Senin, 10 Desember 2012

Ketua Demokrat: Ibas Yudhoyono Itu Alumni Luar Negeri yang Tak Mungkin Terlibat Korupsi

Ini statement yang menarik dari seorang politisi Demokrat. Di satu sisi statement seperti ini patut dihormati dan dipahami terutama ketika merujuk pada indeks persepsi korupsi di sejumlah negara-negara makmur yang berhasil mengatasi masalah korupsi melalui pendidikan informal (dalam keluarga) dan pendidikan formal (Sekolah/universitas).

Kantin kejujuran yang mulai dibuka di beberapa lembaga pendidikan formal yang disponsori oleh lembaga penegakkan hukum (Kejaksaan) terinspirasi dari negara-negara makmur (welfare satetes) yang berhasil mengatasi masalah korupsi melalui pembiasaan kejujuran dan pendidikan nilai di lembaga pendidikan formal.
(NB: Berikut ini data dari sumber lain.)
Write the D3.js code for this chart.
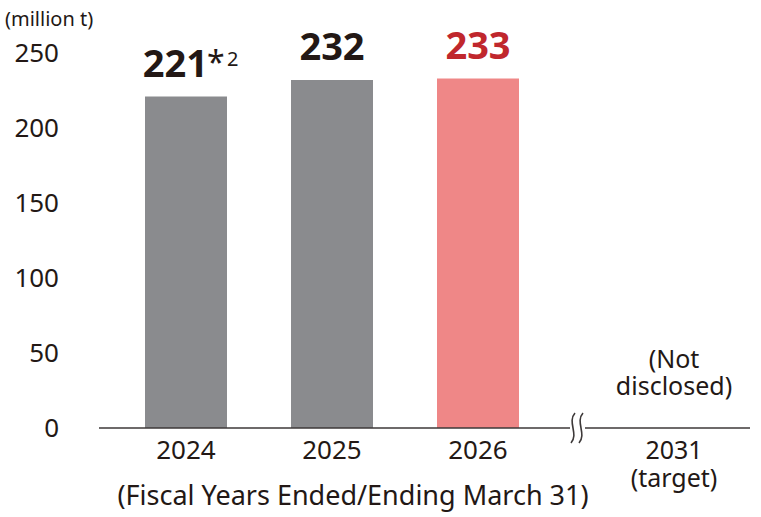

Hasil dari pendidikan nilai (value education) dan pembiasan jujur anak didik menjadi siswa/mahasiswa yang berani dan jujur dan kelak ketika mereka jadi pemimpin  yang jujur dan menjadi teladan dalam hal kepemimpinan dan penggunaan uang negara/uang rakyat. Di negara makmur masalah korupsi bisa teratasi sehingga rakyat dapat menikmati kemakmuran, jaminan sosial (social security  dan berbagai hasil pembangunan secara merata) karena kasus tindak pidana korupsi yang menyebabkan negara miskin dapat dicegah dan diatasi secara lebih efektif.
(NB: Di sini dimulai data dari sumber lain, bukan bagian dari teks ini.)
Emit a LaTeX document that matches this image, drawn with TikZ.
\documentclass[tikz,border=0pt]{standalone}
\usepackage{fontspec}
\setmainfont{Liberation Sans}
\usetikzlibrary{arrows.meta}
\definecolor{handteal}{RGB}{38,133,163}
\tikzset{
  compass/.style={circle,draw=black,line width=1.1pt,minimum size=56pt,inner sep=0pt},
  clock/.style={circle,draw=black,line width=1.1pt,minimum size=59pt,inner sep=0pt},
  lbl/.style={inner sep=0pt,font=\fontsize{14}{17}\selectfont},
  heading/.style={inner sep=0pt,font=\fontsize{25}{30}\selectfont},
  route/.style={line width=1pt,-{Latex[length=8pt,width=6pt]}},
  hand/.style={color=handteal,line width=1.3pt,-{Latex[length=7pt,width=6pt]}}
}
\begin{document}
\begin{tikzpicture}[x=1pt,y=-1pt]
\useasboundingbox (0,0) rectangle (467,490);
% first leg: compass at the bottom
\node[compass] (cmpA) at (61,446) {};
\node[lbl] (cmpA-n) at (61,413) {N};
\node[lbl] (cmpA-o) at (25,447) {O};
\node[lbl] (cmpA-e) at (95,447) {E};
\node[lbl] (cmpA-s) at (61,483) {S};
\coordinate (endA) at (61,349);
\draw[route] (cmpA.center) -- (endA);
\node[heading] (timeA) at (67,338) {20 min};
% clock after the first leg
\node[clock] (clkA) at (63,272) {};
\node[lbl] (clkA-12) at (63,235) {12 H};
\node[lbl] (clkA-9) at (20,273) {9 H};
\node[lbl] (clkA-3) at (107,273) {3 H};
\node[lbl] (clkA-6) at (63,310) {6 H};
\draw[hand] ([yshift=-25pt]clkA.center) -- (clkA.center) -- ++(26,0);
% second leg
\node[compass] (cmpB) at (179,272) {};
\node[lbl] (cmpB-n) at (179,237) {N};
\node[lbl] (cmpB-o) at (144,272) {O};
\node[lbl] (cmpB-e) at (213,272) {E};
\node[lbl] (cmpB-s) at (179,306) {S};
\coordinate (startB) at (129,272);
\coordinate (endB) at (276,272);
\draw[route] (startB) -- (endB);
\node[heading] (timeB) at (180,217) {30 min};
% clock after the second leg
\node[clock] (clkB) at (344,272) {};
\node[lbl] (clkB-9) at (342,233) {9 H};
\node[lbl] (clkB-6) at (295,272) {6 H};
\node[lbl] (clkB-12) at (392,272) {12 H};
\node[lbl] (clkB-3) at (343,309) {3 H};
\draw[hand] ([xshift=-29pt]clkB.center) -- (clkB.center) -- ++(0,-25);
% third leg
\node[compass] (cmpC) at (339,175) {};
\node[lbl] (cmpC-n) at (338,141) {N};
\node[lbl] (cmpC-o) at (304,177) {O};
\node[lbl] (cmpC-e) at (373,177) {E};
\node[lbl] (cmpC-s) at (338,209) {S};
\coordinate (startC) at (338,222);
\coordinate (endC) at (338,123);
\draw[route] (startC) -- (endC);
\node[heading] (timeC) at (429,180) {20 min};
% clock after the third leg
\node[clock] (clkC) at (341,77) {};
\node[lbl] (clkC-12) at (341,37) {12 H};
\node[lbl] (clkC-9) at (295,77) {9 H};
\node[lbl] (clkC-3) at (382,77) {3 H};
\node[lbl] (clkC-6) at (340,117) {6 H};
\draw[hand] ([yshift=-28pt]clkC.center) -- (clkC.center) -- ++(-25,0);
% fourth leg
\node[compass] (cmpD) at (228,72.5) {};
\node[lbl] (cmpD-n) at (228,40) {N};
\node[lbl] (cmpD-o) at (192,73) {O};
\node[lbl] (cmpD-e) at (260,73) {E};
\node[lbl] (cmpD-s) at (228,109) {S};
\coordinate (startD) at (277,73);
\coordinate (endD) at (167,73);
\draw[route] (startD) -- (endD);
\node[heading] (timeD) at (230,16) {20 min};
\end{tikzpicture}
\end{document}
Dulu ada ungkapan "student today leader tomorrow" tapi dengan maraknya kasus korupsi akhirnya ungkapan ini ada yang memplesetkan menjadi "Student today corruptor tomorrow". Soekarno pernah berkata,  dulu banyak mahasiswa aktivis yang menjadi tahanan (political prisoner) ketika mereka masih aktif kuliah sehingga dikatakan dulu waktu kuliah jadi tahanan dan ketika selesai kuliah jadi pemimpin atau "masuk penjara dulu baru jadi pemimpin" tapi sekarang seperti apa yang pernah dikatakan oleh presiden Soekarano suasananya berbeda jadi mahasiswa dulu kemudian jadi pemimpin lalu jadi tahanan (prisoner) karena tersandung kasus pidana korupsi.

Dan fenomena ini ternyata telah terbukti walaupun jumlah kasus yang dimaksudkan belum signifikan. Kasus yang dimaksud di atas bisa terlihat secara nyata di mana banyak mantan aktifis mahasiswa yang dulunya sangat idealis dan sering mengkampanyekan gerakan anti korupsi tapi ironisnya mereka juga akhirnya terlibat korupsi ketika diberikan kepercayaan untuk menduduki jabatan penting baik di lembaga pemerintahan maupun di lembaga swasta.
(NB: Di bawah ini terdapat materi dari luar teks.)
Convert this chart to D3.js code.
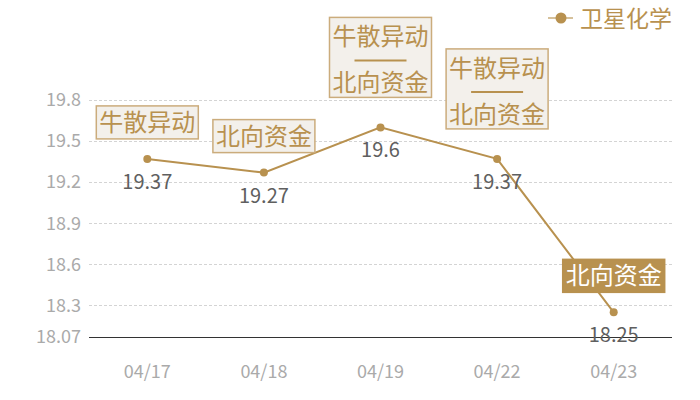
<!DOCTYPE html>
<html>
<head>
<meta charset="utf-8">
<script src="https://cdn.jsdelivr.net/npm/d3@7"></script>
<style>
  body { margin: 0; background: #fff; }
  svg text { font-family: "Noto Sans CJK SC", "Noto Sans", sans-serif; }
</style>
</head>
<body>
<div class="chart"></div>
<script>
// data
const dates = ["04/17", "04/18", "04/19", "04/22", "04/23"];
const prices = [19.37, 19.27, 19.6, 19.37, 18.25];
const notes = [["牛散异动"], ["北向资金"], ["牛散异动", "北向资金"], ["牛散异动", "北向资金"], ["北向资金"]];
const highlighted = [false, false, false, false, true];
const yTicks = [18.07, 18.3, 18.6, 18.9, 19.2, 19.5, 19.8];
const seriesName = "卫星化学";

const gold = "#b8914f";
const width = 700, height = 400;
const margin = { top: 100, right: 28, bottom: 63, left: 89 };

const svg = d3.select(".chart")
    .append("svg")
    .attr("width", width)
    .attr("height", height);

const x = d3.scaleBand()
    .domain(dates)
    .range([margin.left, width - margin.right]);

const y = d3.scaleLinear()
    .domain([18.07, 19.8])
    .range([height - margin.bottom, margin.top]);

const cx = d => x(d) + x.bandwidth() / 2;

// grid lines
svg.append("g")
    .selectAll("line")
    .data(yTicks.filter(t => t !== 18.07))
    .enter().append("line")
    .attr("x1", margin.left)
    .attr("x2", width - margin.right)
    .attr("y1", d => Math.round(y(d)) + 0.5)
    .attr("y2", d => Math.round(y(d)) + 0.5)
    .attr("stroke", "#d4d4d4")
    .attr("stroke-dasharray", "3,2");

// y axis labels
svg.append("g")
    .selectAll("text")
    .data(yTicks)
    .enter().append("text")
    .attr("x", 81)
    .attr("y", d => y(d))
    .attr("dy", "0.35em")
    .attr("text-anchor", "end")
    .style("font-size", "18px")
    .style("fill", "#aaaaaa")
    .text(d => d);

// x axis line
svg.append("line")
    .attr("x1", margin.left)
    .attr("x2", width - margin.right)
    .attr("y1", Math.round(y(18.07)) + 0.5)
    .attr("y2", Math.round(y(18.07)) + 0.5)
    .attr("stroke", "#333")
    .attr("stroke-width", 1);

// x labels
svg.append("g")
    .selectAll("text")
    .data(dates)
    .enter().append("text")
    .attr("x", d => cx(d))
    .attr("y", 378)
    .attr("text-anchor", "middle")
    .style("font-size", "18px")
    .style("fill", "#aaaaaa")
    .text(d => d);

// line
const line = d3.line()
    .x((d, i) => cx(dates[i]))
    .y(d => y(d));

svg.append("path")
    .datum(prices)
    .attr("d", line)
    .attr("fill", "none")
    .attr("stroke", gold)
    .attr("stroke-width", 2);

svg.append("g")
    .selectAll("circle")
    .data(prices)
    .enter().append("circle")
    .attr("cx", (d, i) => cx(dates[i]))
    .attr("cy", d => y(d))
    .attr("r", 4)
    .attr("fill", gold);

// value labels
svg.append("g")
    .selectAll("text")
    .data(prices)
    .enter().append("text")
    .attr("x", (d, i) => cx(dates[i]))
    .attr("y", d => y(d) + 30)
    .attr("text-anchor", "middle")
    .style("font-size", "20px")
    .style("fill", "#5f5f5f")
    .text(d => d);

// annotation boxes
notes.forEach((lines, i) => {
    const px = cx(dates[i]);
    const py = y(prices[i]);
    const boxW = 102;
    const boxH = lines.length > 1 ? 80 : 33;
    const gap = lines.length > 1 ? 30 : 20;
    const top = py - gap - boxH;
    const hl = highlighted[i];

    const g = svg.append("g");
    g.append("rect")
        .attr("x", px - boxW / 2)
        .attr("y", top)
        .attr("width", boxW)
        .attr("height", boxH)
        .attr("fill", hl ? gold : "#f3f0eb")
        .attr("stroke", hl ? gold : "#cbac7c")
        .attr("stroke-width", 1.5);

    if (lines.length > 1) {
        g.append("text")
            .attr("x", px).attr("y", top + 19)
            .attr("dy", "0.36em")
            .attr("text-anchor", "middle")
            .style("font-size", "24px")
            .style("fill", gold)
            .text(lines[0]);
        g.append("line")
            .attr("x1", px - 26).attr("x2", px + 26)
            .attr("y1", top + 43).attr("y2", top + 43)
            .attr("stroke", gold)
            .attr("stroke-width", 2);
        g.append("text")
            .attr("x", px).attr("y", top + 65)
            .attr("dy", "0.36em")
            .attr("text-anchor", "middle")
            .style("font-size", "24px")
            .style("fill", gold)
            .text(lines[1]);
    } else {
        g.append("text")
            .attr("x", px).attr("y", top + boxH / 2)
            .attr("dy", "0.36em")
            .attr("text-anchor", "middle")
            .style("font-size", "24px")
            .style("fill", hl ? "#fff" : gold)
            .text(lines[0]);
    }
});

// legend
const legend = svg.append("g").attr("transform", "translate(548,18)");
legend.append("line")
    .attr("x1", 0).attr("x2", 25)
    .attr("stroke", "#d6c19b")
    .attr("stroke-width", 2);
legend.append("circle")
    .attr("cx", 13).attr("r", 5.5)
    .attr("fill", gold);
legend.append("text")
    .attr("x", 32)
    .attr("y", 9)
    .style("font-size", "23px")
    .style("fill", gold)
    .text(seriesName);
</script>
</body>
</html>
Saya teringat kata-kata seorang Profesor saya di Australia pada saat saya akan pamitan dan kembali ke Indonesia setelah menyelesaikan pendidikan S3 (PhD). Beliau menasihati agar berhati-hati kalau menjadi pejabat di Indonesia jangan sampai anda tergoda dengan kasus penyelewengan uang negara alias kasus pidana korupsi. Saya sempat kaget tapi memahami apa yang dimaksud Profesor saya. Saya katakan mudah-mudahan pendidikan formal dan kultur kejujuran yang saya pelajari di Australia akan mampu saya terapkan di tanah air ketika kembali. Beliau lanjut berkata mungkin jika ada kesempatan untuk melakukan korupsi karena sistem penegakkan hukum (law enforcement) yang belum efektif akan membuat kasus tindak pidana itu rentan terjadi di negeri anda.

Ada Adigium yang berbunyi bahwa sebenarnya bukan maraknya kasus korupsi yang berbahaya tapi sistem dan iklim yang memicu orang melakukan korupsi itu yang jauh lebih berbahaya dan sebenarnya bukanlah hanya koruptor yang harus disalahkan tapi sistem dan iklim yang membuat korupsi itu rentan terjadi itu yang jauh lebih berbahaya dan harus dirubah. Dunia ini menjadi berbahaya bukan karena makin banyaknya tindak kejahatan (Crime) atau makin banyaknya penjahat (criminal) tapi karena adanya sistem yang memicu orang untuk melakukan kejahatan dan apabila kita tidak mampu merubah atau membiarkan sistem yang kurang baik menjadi lebih baik maka kita adalah bahagian dari suatu kejahatan itu.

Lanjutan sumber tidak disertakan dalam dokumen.